What I have feared when I began writing is potentially coming true. I don’t believe that there is a limit to discovery or knowledge, however there might be a limit to the ways a man can express new knowledge in a certain medium. And although there is no limit to discovery or knowledge, a man can indeed stop learning. I am running out of things to say, because I am only so good at recycling. There are only a few ways to write the same sentence.

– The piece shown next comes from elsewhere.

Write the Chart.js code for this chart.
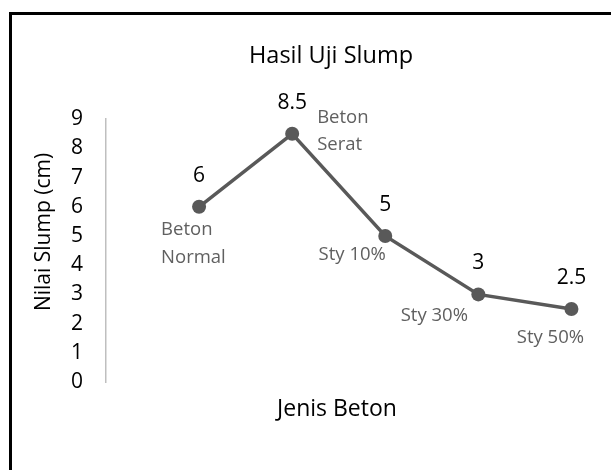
<!DOCTYPE html>
<html>
<head>
<meta charset="utf-8">
<script src="https://cdn.jsdelivr.net/npm/chart.js@4"></script>
<style>
    html, body { margin: 0; padding: 0; background: #fff; overflow: hidden; }
    #wrap { position: relative; width: 611px; height: 470px; }
    #frame {
        position: absolute; left: 9px; top: 12px; right: -10px; bottom: -10px;
        border-left: 3px solid #000; border-top: 3px solid #000;
        pointer-events: none;
    }
    canvas { position: absolute; left: 0; top: 0; }
</style>
</head>
<body>
<div id="wrap">
    <canvas id="slumpChart" width="611" height="470"></canvas>
    <div id="frame"></div>
</div>
<script>
const chartTitle = "Hasil Uji Slump";
const yAxisTitle = "Nilai Slump (cm)";
const xAxisTitle = "Jenis Beton";
const categories = [["Beton", "Normal"], ["Beton", "Serat"], "Sty 10%", "Sty 30%", "Sty 50%"];
const slumpValues = [6, 8.5, 5, 3, 2.5];
const yTicks = [0, 1, 2, 3, 4, 5, 6, 7, 8, 9];

// where each category label sits relative to its point (hand placed, like in the original)
const catLabelPlace = [
    { dx: -38, dy: 23, align: "left", lineGap: 28 },
    { dx: 25, dy: -16, align: "left", lineGap: 27 },
    { dx: -33, dy: 19, align: "center" },
    { dx: -44, dy: 21, align: "center" },
    { dx: -21, dy: 29, align: "center" }
];

const FONT = "'Open Sans', 'DejaVu Sans', sans-serif";
const LINE_COLOR = "#595959";

// draws value labels, category labels and the two axis titles
const labelPlugin = {
    id: "slumpLabels",
    afterDatasetsDraw(chart) {
        const ctx = chart.ctx;
        const meta = chart.getDatasetMeta(0);
        ctx.save();
        ctx.textBaseline = "middle";
        meta.data.forEach((pt, i) => {
            // value above point
            ctx.font = "21px " + FONT;
            ctx.fillStyle = "#000";
            ctx.textAlign = "center";
            ctx.fillText(String(slumpValues[i]), pt.x, pt.y - 31);

            // category name
            const place = catLabelPlace[i];
            const lines = Array.isArray(categories[i]) ? categories[i] : [categories[i]];
            ctx.font = "18.5px " + FONT;
            ctx.fillStyle = "#606060";
            ctx.textAlign = place.align;
            lines.forEach((line, j) => {
                ctx.fillText(line, pt.x + place.dx, pt.y + place.dy + j * (place.lineGap || 0));
            });
        });

        // axis titles
        ctx.fillStyle = "#000";
        ctx.font = "23px " + FONT;
        ctx.textAlign = "center";
        ctx.fillText(xAxisTitle, 337, 409);

        ctx.font = "21px " + FONT;
        ctx.translate(44, 232);
        ctx.rotate(-Math.PI / 2);
        ctx.fillText(yAxisTitle, 0, 0);
        ctx.restore();
    }
};

const ctx = document.getElementById("slumpChart");

new Chart(ctx, {
    type: "line",
    data: {
        datasets: [{
            data: slumpValues.map((v, i) => ({ x: i, y: v })),
            borderColor: LINE_COLOR,
            backgroundColor: LINE_COLOR,
            borderWidth: 3.5,
            pointRadius: 7,
            pointHoverRadius: 7,
            pointBackgroundColor: LINE_COLOR,
            pointBorderWidth: 0,
            tension: 0,
            clip: false
        }]
    },
    options: {
        responsive: false,
        animation: false,
        events: [],
        layout: {
            padding: { left: 51, right: 0, top: 0, bottom: 88 }
        },
        plugins: {
            legend: { display: false },
            tooltip: { enabled: false },
            title: {
                display: true,
                text: chartTitle,
                color: "#000",
                font: { family: FONT, size: 23.5, weight: "normal", lineHeight: 1.2 },
                padding: { top: 42, bottom: 49 }
            }
        },
        scales: {
            x: {
                type: "linear",
                display: false,
                min: -1,
                max: 4.35
            },
            y: {
                min: 0,
                max: 9,
                afterFit(scale) { scale.width = 55; },
                afterBuildTicks(scale) { scale.ticks = yTicks.map(v => ({ value: v })); },
                grid: { display: true, drawOnChartArea: false, drawTicks: false, color: "transparent" },
                border: { display: true, color: "#bfbfbf", width: 1.5 },
                ticks: {
                    color: "#000",
                    padding: 23,
                    autoSkip: false,
                    font: { family: FONT, size: 21 }
                }
            }
        }
    },
    plugins: [labelPlugin]
});
</script>
</body>
</html>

There are perhaps two ways to stop gaining knowledge. Either you eventually come to know absolutely everything, or you come to a point where you give up. Each year, once or twice or sometimes thrice, I come to a point where I contemplate giving up. To stop treading, stop kicking, exhale completely, and sink to the bottom. To retain nothing new because it seems that there is no purpose to do so. Birthdays, and Near-Death Birthdays are sometimes the cause. Just another year since I have seemingly learned nothing, and another year where I contemplate giving up, if I haven’t done so already without even knowing it yet.
I still climb rockfaces I know might kill me, which suggests I haven’t given up, because it takes a grand effort to even choose a rockface to climb. I still climb rockfaces, which seems to suggest that I haven’t learnt a damn thing since April 17, 2009. By these very facts, I must hold all the knowledge that exists in the world.
Or my hypothesis is wrong.
I guess I’ll keep writing.
“It’s one of the great fallacies, it seems to me,” said Lee, “that time gives much of anything but years and sadness to a man.”